+++ MATERIAL SHOWN

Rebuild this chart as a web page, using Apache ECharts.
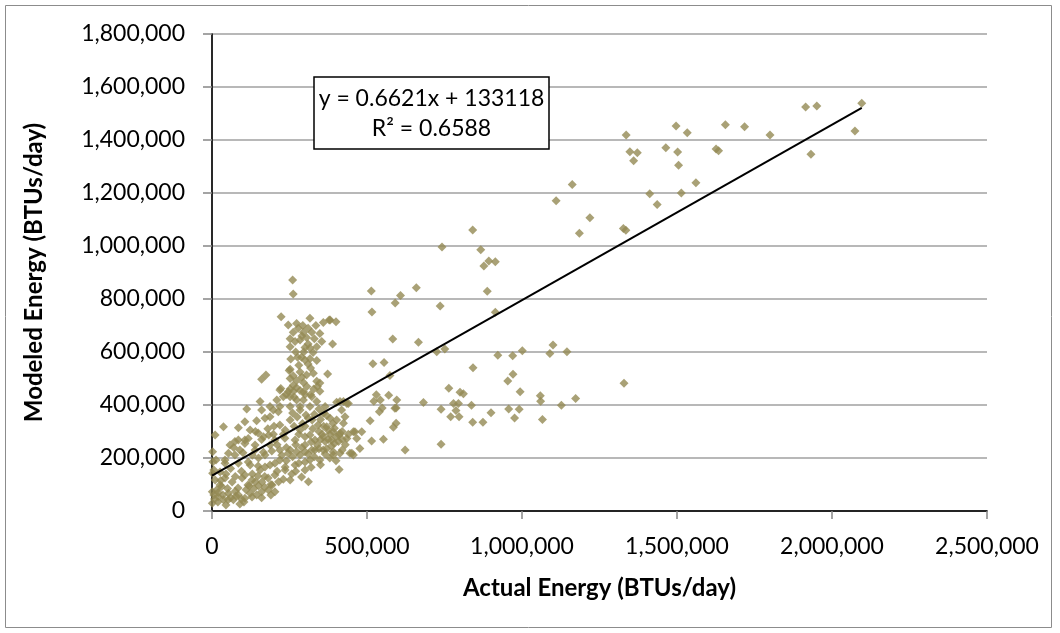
<!DOCTYPE html>
<html><head><meta charset="utf-8">
<script src="https://cdn.jsdelivr.net/npm/echarts@6/dist/echarts.min.js"></script>
<style>html,body{margin:0;padding:0;background:#fff}#c{width:1060px;height:633px}</style>
</head><body><div id="c"></div>
<script>
// ---- data (Actual, Modeled) in BTUs/day ----
const highTail = [[2096000,1539000],[2074000,1434000],[1951000,1528000],[1915000,1525000],[1932000,1346000],[1800000,1419000],[1718000,1450000],[1656000,1458000],[1626000,1366000],[1634000,1359000],[1533000,1427000],[1497000,1453000],[1464000,1371000],[1502000,1355000],[1505000,1305000],[1561000,1239000],[1514000,1200000],[1412000,1197000],[1436000,1157000],[1336000,1419000],[1348000,1356000],[1372000,1352000],[1360000,1322000],[1219000,1107000],[1162000,1232000],[1110000,1171000],[1185000,1048000],[1327000,1066000],[1335000,1059000],[1329000,482000],[1090000,594000],[1100000,626000],[1145000,601000],[1059000,435000],[1060000,414000],[1173000,425000],[1127000,399000],[1066000,345000],[1001000,605000]];
const midSpread = [[841000,1060000],[867000,986000],[877000,925000],[893000,943000],[914000,941000],[888000,829000],[914000,750000],[742000,996000],[736000,774000],[751000,611000],[725000,601000],[842000,541000],[922000,588000],[970000,586000],[971000,516000],[954000,491000],[994000,450000],[764000,463000],[800000,448000],[811000,442000],[779000,406000],[795000,406000],[837000,399000],[787000,379000],[739000,384000],[770000,356000],[797000,356000],[900000,371000],[957000,385000],[991000,384000],[976000,351000],[841000,335000],[874000,335000],[739000,252000],[514000,830000],[659000,842000],[608000,813000],[591000,785000],[516000,751000],[583000,649000],[666000,637000],[519000,556000],[555000,560000],[574000,511000],[530000,439000],[570000,437000],[596000,419000],[543000,419000],[682000,409000],[522000,414000],[549000,389000],[594000,389000],[540000,375000],[590000,388000],[510000,341000],[594000,331000],[585000,316000],[515000,264000],[553000,271000],[623000,230000],[402000,410000],[424000,413000],[440000,406000],[381000,721000],[400000,714000],[389000,630000]];
const verticalArm = [[260000,872000],[262000,819000],[223000,733000],[316000,727000],[246000,702000],[273000,708000],[359000,711000],[378000,721000],[262000,675000],[295000,675000],[322000,675000],[348000,670000],[252000,650000],[284000,645000],[310000,630000],[354000,640000],[252000,620000],[300000,617000],[316000,615000],[338000,620000],[254000,574000],[289000,580000],[300000,570000],[316000,575000],[338000,568000],[249000,530000],[284000,525000],[305000,513000],[327000,520000],[373000,517000],[160000,497000],[174000,513000],[252000,500000],[273000,492000],[295000,485000],[338000,490000],[348000,483000],[222000,462000],[252000,460000],[263000,452000],[273000,465000],[284000,455000],[295000,450000],[348000,452000],[209000,419000],[230000,431000],[252000,431000],[273000,419000],[295000,419000],[322000,431000],[338000,413000],[365000,394000],[155000,413000],[187000,394000],[219000,394000],[252000,394000],[284000,394000],[316000,394000],[413000,413000],[435000,406000],[252000,535000],[219000,457000],[246000,450000],[112000,385000],[160000,381000],[198000,381000],[214000,375000],[106000,337000],[144000,341000],[171000,350000],[187000,356000],[37000,318000],[85000,314000],[278000,690000],[290000,660000],[305000,655000],[268000,640000],[330000,650000],[296000,600000],[270000,600000],[326000,598000],[310000,555000],[280000,550000],[262000,510000],[318000,540000],[290000,505000],[306000,470000],[262000,475000],[328000,460000],[240000,440000],[318000,440000],[265000,430000],[300000,440000],[340000,470000],[276000,580000],[293000,700000],[335000,700000],[310000,690000]];
const denseCore = [[284000,381000],[303000,362000],[323000,343000],[342000,325000],[284000,306000],[316000,287000],[332000,268000],[300000,249000],[268000,268000],[252000,230000],[284000,211000],[316000,192000],[268000,174000],[300000,155000],[332000,230000],[236000,306000],[219000,325000],[252000,343000],[203000,268000],[187000,249000],[219000,192000],[187000,174000],[236000,155000],[203000,136000],[155000,155000],[171000,211000],[139000,249000],[123000,306000],[106000,268000],[90000,230000],[74000,211000],[58000,249000],[42000,192000],[123000,174000],[106000,136000],[252000,117000],[375000,305000],[395000,312000],[410000,287000],[400000,280000],[380000,290000],[365000,262000],[420000,300000],[430000,250000],[345000,300000],[350000,270000],[340000,250000],[360000,320000],[385000,245000],[370000,235000],[359000,369000],[381000,350000],[402000,343000],[424000,331000],[370000,318000],[391000,299000],[413000,293000],[359000,280000],[386000,268000],[408000,262000],[435000,274000],[456000,299000],[467000,274000],[359000,230000],[391000,224000],[413000,218000],[445000,218000],[456000,211000],[348000,192000],[410000,157000],[418000,381000],[429000,356000],[461000,299000],[483000,299000],[477000,236000],[451000,218000],[391000,211000],[260000,370000],[275000,355000],[292000,330000],[310000,350000],[330000,365000],[350000,345000],[370000,360000],[390000,330000],[345000,385000],[265000,320000],[300000,320000],[325000,310000],[355000,290000],[375000,270000],[395000,255000],[420000,270000],[440000,290000],[280000,290000],[300000,280000],[320000,260000],[345000,235000],[365000,215000],[380000,200000],[400000,190000],[420000,230000],[270000,250000],[290000,240000],[310000,215000],[330000,205000],[350000,175000],[260000,205000],[280000,180000],[300000,185000],[320000,165000],[240000,240000],[225000,210000],[210000,250000],[230000,290000],[200000,320000],[180000,310000],[160000,270000],[140000,300000],[130000,210000],[150000,200000],[100000,220000],[70000,240000],[60000,160000],[95000,150000],[130000,140000],[170000,130000],[210000,150000],[230000,120000],[270000,150000],[240000,190000]];
const baseCluster = [[10000,287000],[53000,218000],[85000,268000],[106000,255000],[2000,224000],[3000,186000],[2000,142000],[42000,180000],[74000,262000],[117000,274000],[149000,294000],[166000,280000],[183000,287000],[198000,290000],[235000,275000],[139000,230000],[166000,222000],[193000,226000],[219000,230000],[246000,218000],[273000,224000],[300000,224000],[322000,230000],[85000,180000],[117000,185000],[149000,170000],[171000,166000],[203000,180000],[236000,166000],[257000,140000],[289000,128000],[311000,110000],[1000,73000],[20000,54000],[37000,42000],[53000,67000],[69000,42000],[85000,60000],[106000,48000],[123000,67000],[144000,60000],[160000,73000],[182000,79000],[203000,73000],[15000,79000],[31000,92000],[1000,29000],[10000,117000],[26000,98000],[42000,125000],[65000,109000],[84000,87000],[97000,125000],[116000,98000],[129000,117000],[148000,132000],[161000,109000],[181000,125000],[194000,98000],[6000,60000],[19000,34000],[52000,42000],[77000,57000],[103000,34000],[129000,53000],[45000,23000],[90000,26000],[6000,155000],[13000,192000],[26000,147000],[20000,70000],[35000,60000],[50000,85000],[60000,50000],[75000,75000],[95000,45000],[110000,80000],[135000,85000],[150000,95000],[170000,90000],[190000,100000],[215000,110000],[8000,45000],[28000,115000],[45000,140000],[75000,130000],[120000,95000],[140000,110000],[160000,50000],[190000,60000]];
const trendSlope = 0.6621;
const trendIntercept = 133118;
const xTicksMax = 2500000, yTicksMax = 1800000;

const allPoints = highTail.concat(midSpread, verticalArm, denseCore, baseCluster);
const maxX = Math.max.apply(null, allPoints.map(p => p[0]));
const trendLine = [[0, trendIntercept], [maxX, trendSlope * maxX + trendIntercept]];

const fmt = v => String(v).replace(/\B(?=(\d{3})+(?!\d))/g, ',');
const FONT = 'Lato';

const chart = echarts.init(document.getElementById('c'), null, {renderer: 'canvas'});
chart.setOption({
  animation: false,
  backgroundColor: '#ffffff',
  textStyle: {fontFamily: FONT},
  grid: {left: 212, top: 34, width: 775, height: 477, containLabel: false},
  xAxis: [{
    type: 'value', min: 0, max: xTicksMax, interval: 500000,
    axisLine: {show: true, onZero: false, lineStyle: {color: '#868686', width: 1.5}},
    axisTick: {show: true, inside: false, length: 8, lineStyle: {color: '#868686', width: 1.5}},
    axisLabel: {formatter: fmt, color: '#000', fontSize: 23, fontFamily: FONT, margin: 24},
    splitLine: {show: false},
    name: 'Actual Energy (BTUs/day)', nameLocation: 'middle', nameGap: 65,
    nameTextStyle: {fontSize: 24, fontWeight: 'bold', color: '#000', fontFamily: FONT}
  }, {
    type: 'value', min: 0, max: xTicksMax, position: 'top',
    axisLine: {show: true, lineStyle: {color: '#000', width: 1.5}},
    axisTick: {show: false}, axisLabel: {show: false}, splitLine: {show: false}
  }],
  yAxis: [{
    type: 'value', min: 0, max: yTicksMax, interval: 200000,
    axisLine: {show: true, onZero: false, lineStyle: {color: '#868686', width: 1.5}},
    axisTick: {show: true, inside: false, length: 9, lineStyle: {color: '#868686', width: 1.5}},
    axisLabel: {formatter: fmt, color: '#000', fontSize: 23, fontFamily: FONT, margin: 27},
    splitLine: {show: true, lineStyle: {color: '#a0a0a0', width: 1.5}},
    name: 'Modeled Energy (BTUs/day)', nameLocation: 'middle', nameGap: 166,
    nameTextStyle: {fontSize: 24, fontWeight: 'bold', color: '#000', fontFamily: FONT}
  }, {
    type: 'value', min: 0, max: yTicksMax, position: 'right',
    axisLine: {show: true, lineStyle: {color: '#000', width: 1.5}},
    axisTick: {show: false}, axisLabel: {show: false}, splitLine: {show: false}
  }],
  series: [{
    type: 'scatter', data: allPoints, symbol: 'diamond', symbolSize: 9,
    itemStyle: {color: '#948a54'}, z: 2
  }, {
    type: 'line', data: trendLine, showSymbol: false, symbol: 'none',
    lineStyle: {color: '#000', width: 2}, z: 3
  }],
  graphic: [
    {type: 'rect', shape: {x: 5.5, y: 5.5, width: 1046, height: 622},
     style: {fill: 'none', stroke: '#8c8c8c', lineWidth: 1}, z: -1, silent: true},
    {type: 'rect', shape: {x: 314, y: 77, width: 235, height: 72},
     style: {fill: '#fff', stroke: '#000', lineWidth: 1.5}, z: 10},
    {type: 'text', x: 431.5, y: 99, z: 11,
     style: {text: 'y = 0.6621x + 133118', fill: '#000', font: '23px ' + FONT, textAlign: 'center', textVerticalAlign: 'middle'}},
    {type: 'text', x: 431.5, y: 129, z: 11,
     style: {text: 'R\u00b2 = 0.6588', fill: '#000', font: '23px ' + FONT, textAlign: 'center', textVerticalAlign: 'middle'}}
  ]
});
</script></body></html>
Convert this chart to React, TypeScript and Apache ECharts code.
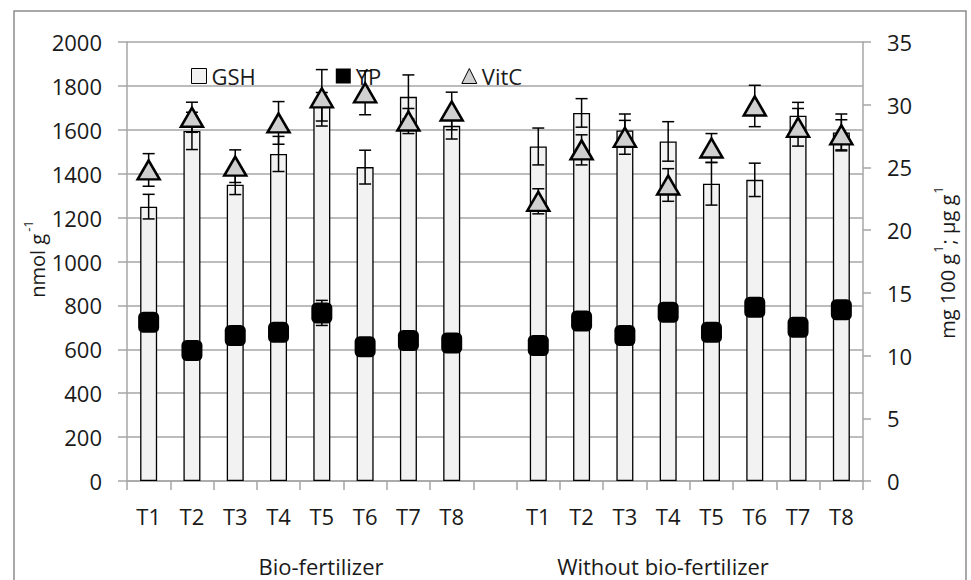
import React, { useEffect, useRef } from "react";
import * as echarts from "echarts";

const treatments = ["T1", "T2", "T3", "T4", "T5", "T6", "T7", "T8"];
const categories = [...treatments, "", ...treatments];
const groupLabels = ["Bio-fertilizer", "Without bio-fertilizer"];

const bioGSH = [1250, 1595, 1350, 1490, 1705, 1430, 1750, 1618];
const bioGSHErr = [56, 85, 45, 80, 65, 77, 100, 60];
const woGSH = [1524, 1677, 1597, 1547, 1354, 1372, 1664, 1588];
const woGSHErr = [84, 65, 75, 90, 97, 76, 61, 84];

const bioYP = [12.65, 10.4, 11.6, 11.85, 13.4, 10.7, 11.2, 11.0];
const bioYPErr = [0.5, 0.4, 0.4, 0.4, 1.0, 0.4, 0.4, 0.4];
const woYP = [10.8, 12.75, 11.6, 13.45, 11.85, 13.85, 12.25, 13.65];
const woYPErr = [0.5, 0.5, 0.4, 0.5, 0.4, 0.5, 0.4, 0.5];

const bioVitC = [24.8, 29.0, 25.1, 28.55, 30.55, 30.95, 28.7, 29.5];
const bioVitCErr = [1.3, 1.2, 1.3, 1.7, 2.25, 1.75, 1.0, 1.5];
const woVitC = [22.3, 26.4, 27.4, 23.6, 26.55, 29.9, 28.2, 27.6];
const woVitCErr = [1.0, 1.2, 1.35, 1.3, 1.15, 1.65, 1.5, 1.2];

const leftTicks = { min: 0, max: 2000, interval: 200 };
const rightTicks = { min: 0, max: 35, interval: 5 };

const FONT = "'Open Sans', 'Liberation Sans', sans-serif";
const TXT = "#1a1a1a";
const GRID = "#a6a6a6";

function join(a: number[], b: number[]): (number | null)[] {
  return [...a, null, ...b];
}

function errData(vals: (number | null)[], errs: (number | null)[]) {
  const out: number[][] = [];
  vals.forEach((v, i) => {
    if (v == null) return;
    const e = errs[i] as number;
    out.push([i, v - e, v + e]);
  });
  return out;
}

function errRender(params: any, api: any) {
  const x = api.value(0);
  const p1 = api.coord([x, api.value(1)]);
  const p2 = api.coord([x, api.value(2)]);
  const w = 6;
  const style = { stroke: "#000", lineWidth: 1.5 };
  return {
    type: "group",
    children: [
      { type: "line", shape: { x1: p1[0], y1: p1[1], x2: p2[0], y2: p2[1] }, style },
      { type: "line", shape: { x1: p1[0] - w, y1: p1[1], x2: p1[0] + w, y2: p1[1] }, style },
      { type: "line", shape: { x1: p2[0] - w, y1: p2[1], x2: p2[0] + w, y2: p2[1] }, style },
    ],
  };
}

export default function App() {
  const ref = useRef<HTMLDivElement>(null);
  useEffect(() => {
    if (!ref.current) return;
    const chart = echarts.init(ref.current, undefined, { renderer: "svg" });
    const gsh = join(bioGSH, woGSH);
    const gshErr = join(bioGSHErr, woGSHErr);
    const yp = join(bioYP, woYP);
    const ypErr = join(bioYPErr, woYPErr);
    const vitc = join(bioVitC, woVitC);
    const vitcErr = join(bioVitCErr, woVitCErr);

    const option: any = {
      animation: false,
      backgroundColor: "#fff",
      textStyle: { fontFamily: FONT },
      grid: { left: 127, right: 108, top: 42, bottom: 99, containLabel: false },
      legend: {
        left: 186,
        top: 60,
        itemWidth: 15,
        itemHeight: 15,
        itemGap: 80,
        textStyle: { fontSize: 22, color: TXT, fontFamily: FONT },
        data: [
          { name: "GSH", icon: "rect", itemStyle: { color: "#f2f2f2", borderColor: "#000", borderWidth: 1 } },
          { name: "YP", icon: "rect", itemStyle: { color: "#000", borderWidth: 0 } },
          { name: "VitC", icon: "triangle", itemStyle: { color: "#d0d0d0", borderColor: "#000", borderWidth: 1 } },
        ],
      },
      xAxis: {
        type: "category",
        data: categories,
        boundaryGap: true,
        axisLine: { show: true, lineStyle: { color: GRID, width: 1.5 } },
        axisTick: { show: true, alignWithLabel: false, interval: 0, length: 9, lineStyle: { color: GRID, width: 1.5 } },
        axisLabel: { interval: 0, margin: 24, fontSize: 22, color: TXT, fontFamily: FONT },
        splitLine: { show: false },
      },
      yAxis: [
        {
          type: "value",
          ...leftTicks,
          position: "left",
          axisLine: { show: true, lineStyle: { color: GRID, width: 1.5 } },
          axisTick: { show: true, length: 9, lineStyle: { color: GRID, width: 1.5 } },
          axisLabel: { margin: 25, fontSize: 22, color: TXT, fontFamily: FONT, formatter: (v: number) => String(v) },
          splitLine: { show: true, lineStyle: { color: GRID, width: 1.5 } },
        },
        {
          type: "value",
          ...rightTicks,
          position: "right",
          axisLine: { show: true, lineStyle: { color: GRID, width: 1.5 } },
          axisTick: { show: true, length: 8, lineStyle: { color: GRID, width: 1.5 } },
          axisLabel: { margin: 24, fontSize: 22, color: TXT, fontFamily: FONT, formatter: (v: number) => String(v) },
          splitLine: { show: false },
        },
      ],
      graphic: [
        {
          type: "rect",
          silent: true,
          z: -10,
          shape: { x: 14, y: 11, width: 952, height: 600 },
          style: { fill: "none", stroke: "#8c8c8c", lineWidth: 1.5 },
        },
        {
          type: "text",
          x: 34,
          y: 259,
          rotation: Math.PI / 2,
          style: {
            text: "{a|nmol g}{s|-1}",
            align: "center",
            verticalAlign: "middle",
            fill: TXT,
            rich: {
              a: { fontSize: 20, fontFamily: FONT, fill: TXT, lineHeight: 26, verticalAlign: "bottom" },
              s: { fontSize: 13, fontFamily: FONT, fill: TXT, lineHeight: 26, verticalAlign: "top", padding: [0, 0, 0, 2] },
            },
          },
        },
        {
          type: "text",
          x: 944,
          y: 262,
          rotation: Math.PI / 2,
          style: {
            text: "{a|mg 100 g}{s|1}{a|; µg g}{s|1}",
            align: "center",
            verticalAlign: "middle",
            fill: TXT,
            rich: {
              a: { fontSize: 20, fontFamily: FONT, fill: TXT, lineHeight: 26, verticalAlign: "bottom" },
              s: { fontSize: 13, fontFamily: FONT, fill: TXT, lineHeight: 26, verticalAlign: "top", padding: [0, 1, 0, 1] },
            },
          },
        },
        {
          type: "text",
          x: 321,
          y: 566,
          style: { text: groupLabels[0], fontSize: 22, fontFamily: FONT, fill: TXT, align: "center", verticalAlign: "middle" },
        },
        {
          type: "text",
          x: 663,
          y: 566,
          style: { text: groupLabels[1], fontSize: 22, fontFamily: FONT, fill: TXT, align: "center", verticalAlign: "middle" },
        },
      ],
      series: [
        {
          name: "GSH",
          type: "bar",
          yAxisIndex: 0,
          data: gsh,
          barWidth: 17,
          itemStyle: { color: "#f2f2f2", borderColor: "#000", borderWidth: 1.3 },
          z: 2,
        },
        {
          name: "GSH err",
          type: "custom",
          yAxisIndex: 0,
          data: errData(gsh, gshErr),
          encode: { x: 0, y: [1, 2] },
          renderItem: errRender,
          z: 3,
          silent: true,
        },
        {
          name: "YP err",
          type: "custom",
          yAxisIndex: 1,
          data: errData(yp, ypErr),
          encode: { x: 0, y: [1, 2] },
          renderItem: errRender,
          z: 3,
          silent: true,
        },
        {
          name: "YP",
          type: "scatter",
          yAxisIndex: 1,
          data: yp,
          symbol: "roundRect",
          symbolSize: 21,
          itemStyle: { color: "#000", opacity: 1 },
          z: 4,
        },
        {
          name: "VitC err",
          type: "custom",
          yAxisIndex: 1,
          data: errData(vitc, vitcErr),
          encode: { x: 0, y: [1, 2] },
          renderItem: errRender,
          z: 5,
          silent: true,
        },
        {
          name: "VitC",
          type: "scatter",
          yAxisIndex: 1,
          data: vitc,
          symbol: "triangle",
          symbolSize: [22, 19],
          itemStyle: { color: "#d0d0d0", borderColor: "#000", borderWidth: 2.5, opacity: 1 },
          z: 6,
        },
      ],
    };
    chart.setOption(option);
    return () => chart.dispose();
  }, []);
  return (
    <div
      ref={ref}
      style={{ position: "fixed", left: 0, top: 0, width: 971, height: 580, background: "#fff" }}
    />
  );
}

++++++

TASK TO COMPLETE
Lines that hold the word "this" are the ones to return, every one of them.

EXPECTED OUTPUT
Rebuild this chart as a web page, using Apache ECharts.
Convert this chart to React, TypeScript and Apache ECharts code.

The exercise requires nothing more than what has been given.